Tenir les traumatismes à distance
Du point de croix, patrimoine immatériel de la Palestine, humble activité réservée aux femmes qui en ornent les textiles les plus intimes entre vêtement, linge de corps et linge de maison, il fait sa chaîne de transmission. Pour lui, tant que les Palestiniennes et Palestiniens continueront à broder, cet art fondamental ancré dans leur identité collective permettra à leur peuple et à leur culture de perdurer. Alors Majd brode. Il brode pour tenir à distance les effets des traumatismes qui s’accumulent, les uns hérités, les autres de plus en plus récents. Il brode de toutes petites surfaces dont le retentissement est immense, précisément comme une douleur lancinante en un point minuscule irradierait dans tout le corps. On ne le verra jamais utiliser le pathos pour faire pleurer dans les chaumières. L’effet visuel de la broderie a ceci d’intéressant qu’il imite la pixellisation des images floutées. Quand sa broderie reproduit des images de guerre, de blessés ou de morts à terre, celles-ci ne ne laissent que deviner et suffisent à transmettre l’émotion, solliciter l’imagination et faire passer le message.

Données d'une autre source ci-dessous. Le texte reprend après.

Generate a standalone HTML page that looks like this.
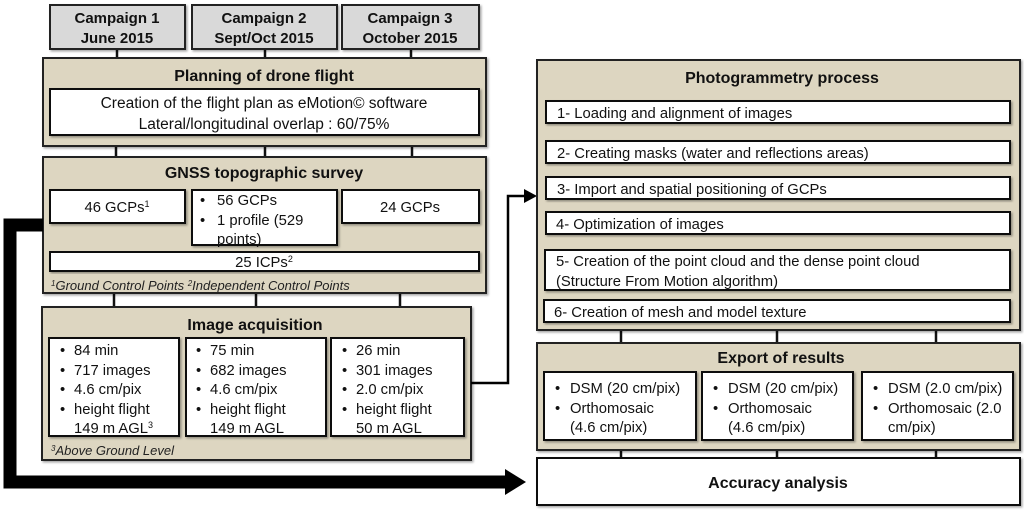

Diplômé de l'Académie d'art de Malmö, en Suède (2010) après avoir fréquenté l'Académie internationale d'art en Palestine (2007-2009), l’artiste n’a jamais été confronté à la broderie au cours de sa formation. S’il y vient, c’est attiré par la liberté qu’offre ce savoir-faire aux femmes dans le système patriarcal palestinien et aussi son lien avec le processus du deuil, se délavant à l’usage jusqu’à révéler le bleu sous le noir fané, quand le temps nécessaire pour surmonter le chagrin s’est écoulé. Il s’en saisit pour en bousculer aussitôt les codes.
Majd Abdel Hamid se fait enseigner la technique et petit à petit, la broderie avec sa lenteur devient pour lui un indispensable rituel, un chemin de guérison qui permet de remettre les idées en place et d’évacuer un vécu trop lourd. La malléabilité du support, la répétitivité du geste offrent à l’artiste une vaste liberté et une surprenante sérénité permettant de créer un temps parallèle au temps des horloges, qu’il arrête ou relance à sa guise.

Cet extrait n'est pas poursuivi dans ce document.